I rather like this person, let's not accidentally curse her..
May 26, 2010 10:01 AM   Subscribe

Help me not bungle up some esoteric part of this dreamcatcher crafting project!

So I've decided to make a birthday gift for someone, of a somewhat non-traditional dreamcatcher. Now I personally don't hold for the mysticism / spirituality aspect of "what crystals do which to your chakras" etc, but I do get the concept of certain tokens having specific semiotic structures in these settings.
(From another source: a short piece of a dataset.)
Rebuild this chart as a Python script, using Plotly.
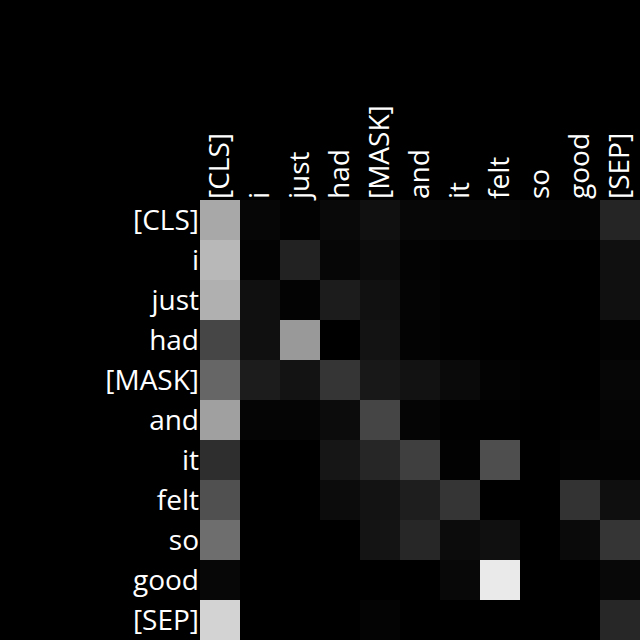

Basically, I want to vet my design against someone who knows more about the related symbols/imagery, so that when the gift is opened they don't say "Ummmm... thanks, but why did you go so heavy on the 'protection from crib death and bowel weakness' tokens?" or something similar.

So here's the basic design - a 7" hoop (approximately), either constructed of woven vine or a prefab hoop with black leather/thong wrapped around. The weave of the central threads will probably be in black thread if it's a vine hoop, otherwise uncolored/white on the black hoop. From the lower portion, three strands would be hanging down, decorated with an arrangement of hematite beads, raven/crow feathers (or similar coloration/size), and skeleton keys at the end. I'm using this guide for the basic construction pattern, and an idea sort of like this for the overall design, except with a few less strands and larger feathers.

Overall, the raven mythos is the sort of trickster god / creator figure, hematite is often a stone of protection / invincibility in battle, and the keys are more representative of 'opening doors / paths' in my eyes... I think the piece has a motif of 'strength and protection in finding your own way, creating your own path, going against the grain, etc', but please let me know if I'm inadvertently putting together an ancestral blood hex or something wacky like that!
posted by FatherDagon to Religion & Philosophy (3 answers total) 2 users marked this as a favorite
 
please let me know if I'm inadvertently putting together an ancestral blood hex or something wacky like that!

According to whom? It's non-traditional anyway, so you can define the symbolism of each item and explain why you chose it. I had a spate of making these for people in the early 90s, and I would include a little tag on which I wrote what each item was, where it came from, and why I chose it. Dreamcatchers aren't an old Native American tradition, they're recent, and they aren't deeply rooted in a religious system - they're more of a statement. And if you were putting together some kind of hex, it wouldn't carry that symbolism when given as a gift between two people who aren't of that belief system. So unless you believe the objects do have a spiritual power independent of the viewer/believer, you're fine. it means what you say it does.
posted by Miko at 11:00 AM on May 26, 2010


Does the individual in question subscribe to any particular ethos? That might have an effect on how they view it.
posted by Solomon at 12:39 PM on May 26, 2010


Response by poster: She's a fairly free-form neo-pagan spiritualist. I realize that this entire project is fairly open to personal interpretation, just wanted to make sure I wasn't accidentally collecting together a series of symbols that has another meaning more well-known to those involved, like if I had worked in some runic design I thought looked nifty, without realizing it was more recognized as the Wolfsangel or something uncomfortable like that.